The Auto Parts Business generated operating margins of 7% in the fourth quarter, before the impact of new stores opened in fiscal 2013. APB's operating margin includes an adverse impact of approximately 400 basis points from average inventory costing. During the fourth quarter, APB incurred US$2 million of operating losses related to the new sites added during fiscal 2013 which lowered APB's reported operating margin to 4%.
The Steel Manufacturing Business reported its best fourth quarter and full year performance since fiscal 2008, generating US$2 million of quarterly operating income driven largely by slowly improving demand leading to increased sales volumes and by productivity improvements.
During fiscal 2013, the company implemented restructuring initiatives which reduced annual operating expenses by US$25 million. These benefits were more than offset by the impact of adverse market conditions. In light of continued market challenges, it is implementing additional cost reduction and productivity improvement initiatives which are targeted to further reduce our annual operating expenses by US$30 million with approximately 70% expected to benefit fiscal 2014 performance and the full benefits achieved in fiscal 2015. The additional savings, which are primarily in the Metals Recycling operations, are expected to result from a combination of reducing organizational layers, productivity improvements, procurement savings, internal synergies and other operating efficiencies. It anticipates incremental restructuring charges of US$3 million to be incurred in fiscal 2014.
Tamara Lundgren, president and chief executive officer, commented on the company’s results: “While each of our businesses is well positioned to achieve higher profitability when market conditions improve, this quarter was negatively impacted by a number of significant items and an adverse impact from average inventory costs. Notwithstanding the significant impact to reported earnings, we generated US$38 million of operating cash flow in the fourth quarter and continued to invest in our business and to return capital to our shareholders through our quarterly dividend.”

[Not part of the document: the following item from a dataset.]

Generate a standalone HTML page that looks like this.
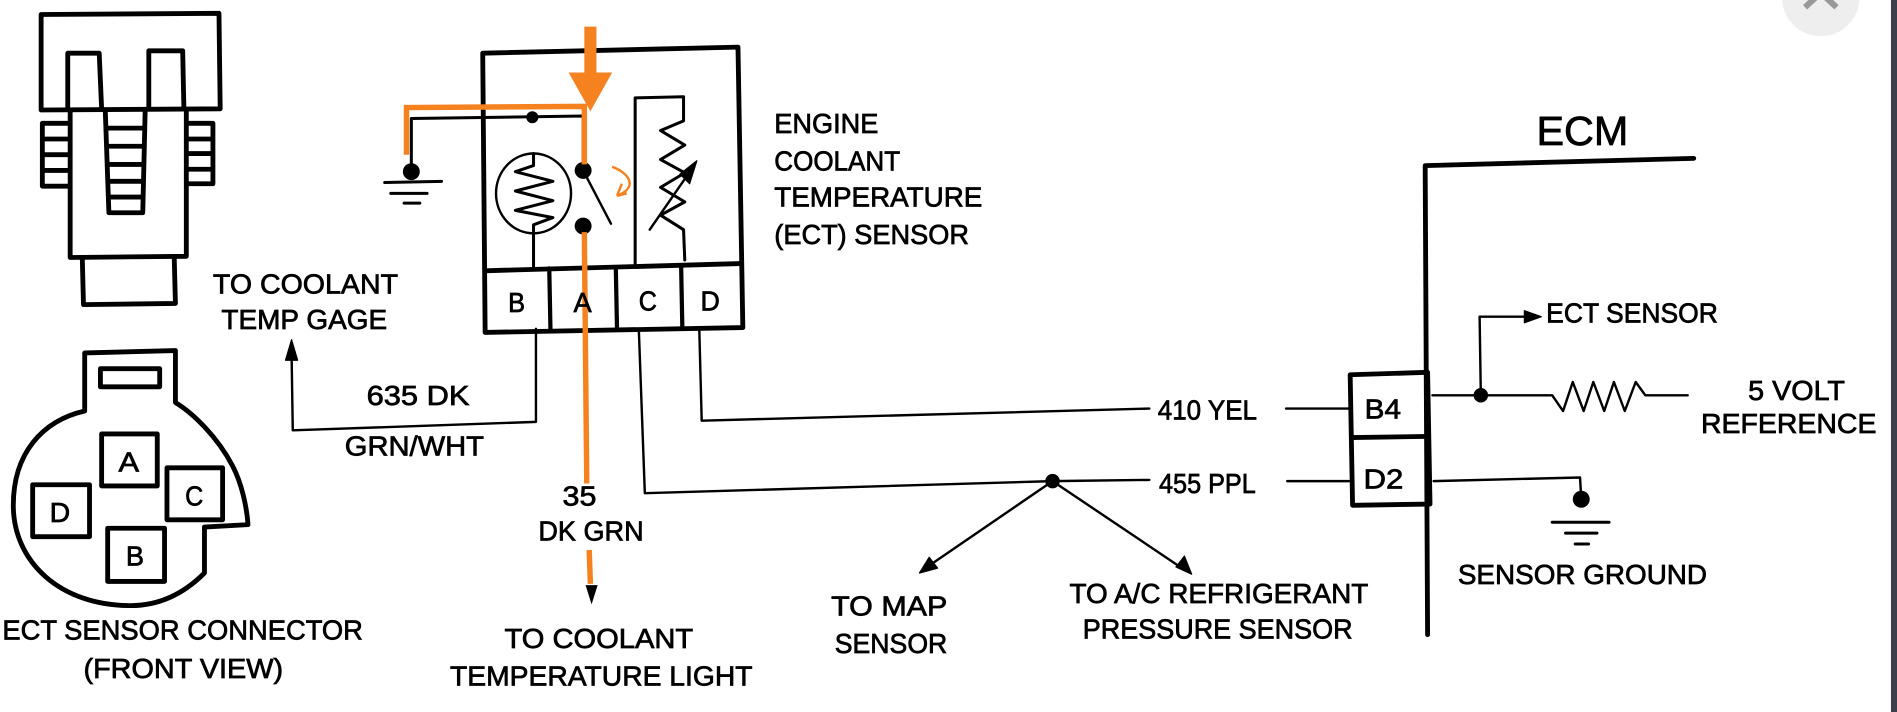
<!DOCTYPE html>
<html><head><meta charset="utf-8"><style>
html,body{margin:0;padding:0;background:#fff;}
svg{display:block;}
text{font-family:"Liberation Sans",sans-serif;font-size:23px;fill:#000;stroke:#000;stroke-width:0.6;}
</style></head><body>
<svg width="1897" height="712" viewBox="0 0 1568 589" preserveAspectRatio="none" xmlns="http://www.w3.org/2000/svg">
<rect width="1568" height="589" fill="#fff"/>
<circle cx="1505" cy="-2" r="32" fill="#eeeeee"/>
<path d="M1492,6 L1505,-6 L1518,6" stroke="#999" stroke-width="5" fill="none"/>
<rect x="1563" y="0" width="5" height="589" fill="#3a3f4a"/>
<g fill="none" stroke="#000" stroke-linecap="round" stroke-linejoin="round">
<!-- connector side view -->
<g stroke-width="4">
<path d="M34,12 L181,11 L182,90 L34,91 Z"/>
<path d="M56,90 L56,44 L82,44 L84,90"/>
<path d="M123,90 L123,42 L151,42 L152,90"/>
<path d="M58,91 L58,213 L154,212 L154,91"/>
<path d="M87,91 L90,176 L118,176 L120,91"/>
<path d="M68,213 L69,252 L145,251 L144,213"/>
<path d="M56,102 L35,102 L35,154 L56,154 M35,115 L56,115 M35,128 L56,128 M35,141 L56,141"/>
<path d="M154,102 L176,102 L176,152 L154,152 M154,115 L176,115 M154,127 L176,127 M154,140 L176,140"/>
<path d="M90,106 L118,106 M90,121 L118,121 M90,136 L118,136 M90,150 L118,150 M90,163 L118,163"/>
</g>
<!-- connector front view -->
<g stroke-width="4">
<path d="M70,340 L70,292 L145,290 L145,333 C160,342 180,362 192,385 C200,400 204,420 205,434 L169,436 L169,474 C150,493 130,501 108,501 C50,501 11,465 11,418 C11,375 35,348 70,340 Z"/>
<rect x="83" y="305" width="49" height="15"/>
<rect x="84" y="359" width="46" height="43"/>
<rect x="27" y="401" width="47" height="43"/>
<rect x="138" y="387" width="46" height="43"/>
<rect x="89" y="437" width="47" height="44"/>
</g>
<!-- sensor box -->
<path d="M399,44 L610,39 L614,271 L401,275 Z" stroke-width="4"/>
<path d="M401,224 L612,218" stroke-width="4"/>
<path d="M454,222 L455,273 M509,221 L510,272 M563,220 L564,271" stroke-width="3.5"/>
<ellipse cx="441" cy="160" rx="31" ry="33" stroke-width="2"/>
<path d="M441,127 L441,137 L426,142 L457,150 L426,158 L457,166 L426,174 L457,180 L441,186 L441,222" stroke-width="2.5"/>
<path d="M340,140 L340,98 L482,96 L482,141" stroke-width="2.5"/>
<path d="M482,141 L505,185" stroke-width="2"/>
<path d="M525,218 L525,81 L565,80 L565,100 L546,108 L566,120 L546,132 L566,143 L546,155 L566,167 L546,178 L565,190 L566,215" stroke-width="2.5"/>
<path d="M537,190 L573,138" stroke-width="2"/>
<path d="M576,133 L570,152 L562,144 Z" fill="#000" stroke-width="1"/>
<path d="M318,151 L365,150 M323,160 L353,160 M334,168 L347,168" stroke-width="2.5"/>
<!-- wires -->
<path d="M443,272 L443,349 L242,356 L241,292" stroke-width="2"/>
<path d="M241,281 L236,298 L246,298 Z" fill="#000" stroke-width="1"/>
<path d="M528,272 L533,408 L870,398 L950,397" stroke-width="2"/>
<path d="M578,272 L580,348 L950,338" stroke-width="2"/>
<path d="M870,398 L765,470 M870,398 L980,472" stroke-width="2"/>
<path d="M760,474 L768,461 L775,470 Z" fill="#000" stroke-width="1"/>
<path d="M985,475 L972,469 L979,460 Z" fill="#000" stroke-width="1"/>
<path d="M1063,338 L1115,338 M1064,398 L1115,398" stroke-width="2"/>
<!-- ECM -->
<path d="M1180,525 L1178,137 L1400,131" stroke-width="4"/>
<path d="M1116,310 L1180,308 L1182,417 L1118,418 Z M1117,362 L1181,361" stroke-width="4"/>
<path d="M1184,327 L1283,327 L1292,340 L1300,316 L1309,340 L1317,316 L1326,340 L1334,316 L1343,340 L1352,316 L1360,327 L1395,327" stroke-width="2"/>
<path d="M1224,327 L1223,262 L1265,262" stroke-width="2"/>
<path d="M1274,262 L1260,257 L1260,267 Z" fill="#000" stroke-width="1"/>
<path d="M1185,398 L1306,395 L1307,412" stroke-width="2"/>
<path d="M1283,432 L1330,432 M1294,441 L1320,441 M1302,450 L1313,450" stroke-width="2.5"/>
</g>
<g fill="#000">
<circle cx="440" cy="97" r="5"/>
<circle cx="340" cy="142" r="7"/>
<circle cx="482" cy="141" r="7"/>
<circle cx="482" cy="187" r="7"/>
<circle cx="870" cy="398" r="6"/>
<circle cx="1224" cy="327" r="6"/>
<circle cx="1307" cy="413" r="7"/>
<path d="M489,500 L484,484 L494,484 Z"/>
</g>
<!-- orange -->
<g fill="none" stroke="#f5821f" stroke-linecap="butt">
<path d="M488,22 L488,70" stroke-width="10"/>
<path d="M336,128 L336,89 L483,88 L483,136" stroke-width="4.5"/>
<path d="M483,192 L485,400" stroke-width="4.5"/>
<path d="M487,455 L488,483" stroke-width="4.5"/>
<path d="M506,138 C520,143 528,155 510,162 M510,162 L514,152 M510,162 L518,160" stroke-width="2"/>
</g>
<path d="M470,60 L506,60 L488,92 Z" fill="#f5821f"/>
<!-- text -->
<g lengthAdjust="spacingAndGlyphs">
<text x="640" y="110" textLength="86" lengthAdjust="spacingAndGlyphs">ENGINE</text>
<text x="640" y="141" textLength="104" lengthAdjust="spacingAndGlyphs">COOLANT</text>
<text x="640" y="171" textLength="172" lengthAdjust="spacingAndGlyphs">TEMPERATURE</text>
<text x="640" y="202" textLength="161" lengthAdjust="spacingAndGlyphs">(ECT) SENSOR</text>
<text x="176" y="243" textLength="153" lengthAdjust="spacingAndGlyphs">TO COOLANT</text>
<text x="183" y="272" textLength="137" lengthAdjust="spacingAndGlyphs">TEMP GAGE</text>
<text x="303" y="335" textLength="85" lengthAdjust="spacingAndGlyphs">635 DK</text>
<text x="285" y="377" textLength="115" lengthAdjust="spacingAndGlyphs">GRN/WHT</text>
<text x="465" y="418" textLength="28" lengthAdjust="spacingAndGlyphs">35</text>
<text x="445" y="447" textLength="87" lengthAdjust="spacingAndGlyphs">DK GRN</text>
<text x="417" y="536" textLength="156" lengthAdjust="spacingAndGlyphs">TO COOLANT</text>
<text x="372" y="567" textLength="250" lengthAdjust="spacingAndGlyphs">TEMPERATURE LIGHT</text>
<text x="2" y="529" textLength="298" lengthAdjust="spacingAndGlyphs">ECT SENSOR CONNECTOR</text>
<text x="69" y="561" textLength="165" lengthAdjust="spacingAndGlyphs">(FRONT VIEW)</text>
<text x="687" y="509" textLength="96" lengthAdjust="spacingAndGlyphs">TO MAP</text>
<text x="690" y="540" textLength="93" lengthAdjust="spacingAndGlyphs">SENSOR</text>
<text x="884" y="499" textLength="247" lengthAdjust="spacingAndGlyphs">TO A/C REFRIGERANT</text>
<text x="895" y="528" textLength="223" lengthAdjust="spacingAndGlyphs">PRESSURE SENSOR</text>
<text x="957" y="347" textLength="82" lengthAdjust="spacingAndGlyphs">410 YEL</text>
<text x="958" y="408" textLength="80" lengthAdjust="spacingAndGlyphs">455 PPL</text>
<text x="1278" y="267" textLength="142" lengthAdjust="spacingAndGlyphs">ECT SENSOR</text>
<text x="1445" y="331" textLength="80" lengthAdjust="spacingAndGlyphs">5 VOLT</text>
<text x="1406" y="358" textLength="145" lengthAdjust="spacingAndGlyphs">REFERENCE</text>
<text x="1205" y="483" textLength="206" lengthAdjust="spacingAndGlyphs">SENSOR GROUND</text>
<text x="1270" y="120" textLength="76" lengthAdjust="spacingAndGlyphs" style="font-size:34px">ECM</text>
<text x="1128" y="346" textLength="30" lengthAdjust="spacingAndGlyphs">B4</text>
<text x="1127" y="404" textLength="33" lengthAdjust="spacingAndGlyphs">D2</text>
<text x="420" y="258" textLength="14" lengthAdjust="spacingAndGlyphs">B</text>
<text x="474" y="258" textLength="15" lengthAdjust="spacingAndGlyphs">A</text>
<text x="528" y="257" textLength="15" lengthAdjust="spacingAndGlyphs">C</text>
<text x="579" y="257" textLength="16" lengthAdjust="spacingAndGlyphs">D</text>
<text x="98" y="390" textLength="17" lengthAdjust="spacingAndGlyphs">A</text>
<text x="41" y="432" textLength="17" lengthAdjust="spacingAndGlyphs">D</text>
<text x="153" y="418" textLength="15" lengthAdjust="spacingAndGlyphs">C</text>
<text x="104" y="468" textLength="15" lengthAdjust="spacingAndGlyphs">B</text>
</g>
</svg>
</body></html>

Lundgren continued: "In fiscal 2013, we delivered US$25 million of savings from reducing SG&A and production efficiencies which lowered our cost of goods sold. However, these benefits were offset by the adverse impact of weak market conditions. In fiscal 2014, we expect to deliver organic growth in each of our businesses and, in addition, we are targeting US$30 million of additional savings. With our major capital projects completed, we also anticipate significantly lower capital spending in fiscal 2014.”
Lundgren concluded: “With slowly improving demand for steel driving increased sales volumes and with the benefits of productivity improvements, SMB delivered its best performance since fiscal 2008. Our focus in fiscal 2014 will be to continue to deliver cost savings and productivity improvements throughout the company and to further leverage the synergies between APB and MRB, all of which we expect will make our company stronger in the long-run. We are very gratified that, in light of the market environment that the company is facing, our teams continue to do an unwavering and excellent job in serving our customers and our communities. It is their commitment to excellence that was reflected in our selection as “Scrap company of the Year” by American Metal Market.”
Metals Recycling Business
Sales Volumes: Ferrous sales volumes of 1.1 million tons in the fourth quarter decreased 7% from the third quarter, primarily due to softer export demand. Nonferrous sales volumes of 141 million pounds increased 4% sequentially, primarily due to benefits from higher production levels and increased shipments in August.
Export customers accounted for 74% of total ferrous sales volumes in the fourth quarter. Our ferrous and nonferrous products were shipped to 14 countries, with Turkey, China and South Korea the top export destinations for ferrous shipments.
Pricing: Demand softened in the export markets in early June, driving average ferrous net sales prices in the fourth quarter down by US$31 per ton, or 8%, from third quarter levels. Domestic selling prices were also lower sequentially, however an upward movement mid-quarter resulted in a lower overall decline as compared to export prices. Nonferrous prices decreased 5% sequentially in the fourth quarter, primarily due to lower commodity prices.
Margins: Adjusted operating loss per ferrous ton of US$6 in the fourth quarter of fiscal 2013 reflected weaker export market conditions, including an estimated adverse impact of US$12 per ton from a combination of average inventory costs and other items related to inventory valuations, costs associated with fire damage at two facilities and a bad debt expense related to a customer bankruptcy.
Auto Parts Business
Revenues: Revenues in the fourth quarter decreased 8% sequentially resulting from a decline in commodity prices and seasonally lower admissions and part sales.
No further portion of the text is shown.